If anyone wants to implement this in C for testing/benchmarking in newLISP, they should go ahead. I am not convinced enough to try myself.



Ps: this also caught my attention:    

"Standard Patricia imposes a restriction on the strings stored in the tree: no string can be a prefix of any other string. One reason for this is that distinguishing between the two strings would then require testing for presence of bits, as well as testing their value. "

TedWalther

#27
Quote from: "Lutz"
Ps: this also caught my attention:    

"Standard Patricia imposes a restriction on the strings stored in the tree: no string can be a prefix of any other string. One reason for this is that distinguishing between the two strings would then require testing for presence of bits, as well as testing their value. "


Thank you Lutz, that does look like a show-stopper!
Cavemen in bearskins invaded the ivory towers of Artificial Intelligence.  Nine months later, they left with a baby named newLISP.  The women of the ivory towers wept and wailed.  \"Abomination!\" they cried.

janeTA

#28
meanwhile ...

Etherium lispy-things are charging onwards & upwards ...

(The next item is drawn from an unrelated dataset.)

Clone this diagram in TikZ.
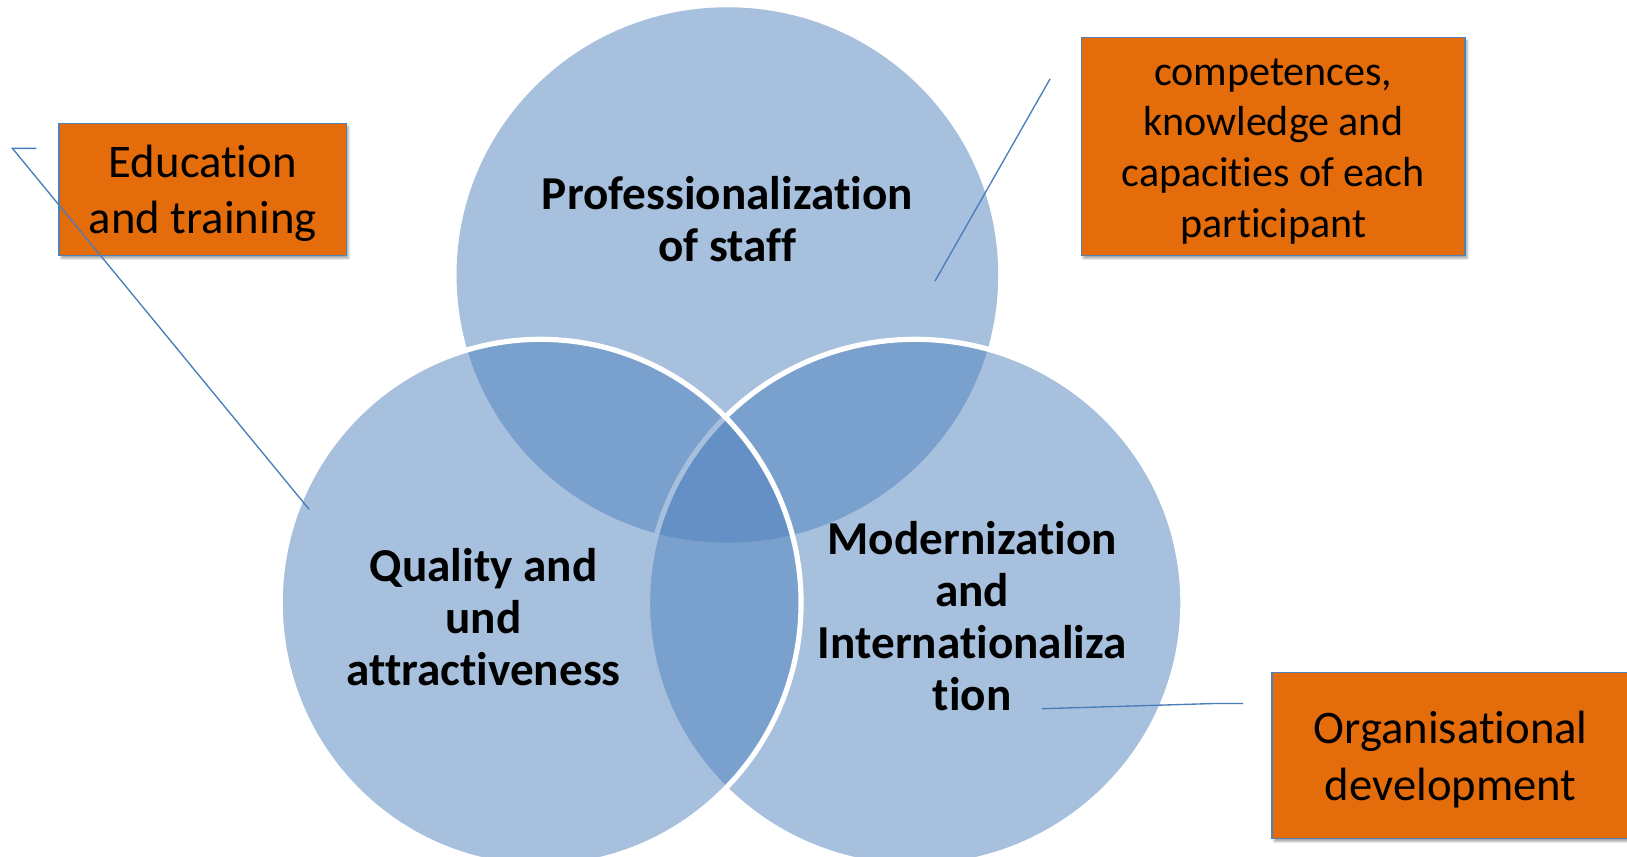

https://github.com/ethereum/cpp-ethereum/wiki/LLL-Tutorial">https://github.com/ethereum/cpp-ethereu ... L-Tutorial">https://github.com/ethereum/cpp-ethereum/wiki/LLL-Tutorial

where LLL = Low-level Lisp-like Language?

janeTA

#29
What would be useful would be some de-compilers from Ethereum-script (ESn where n = 1 or now 2) to their CLL or better LLL or even better LISP and so on?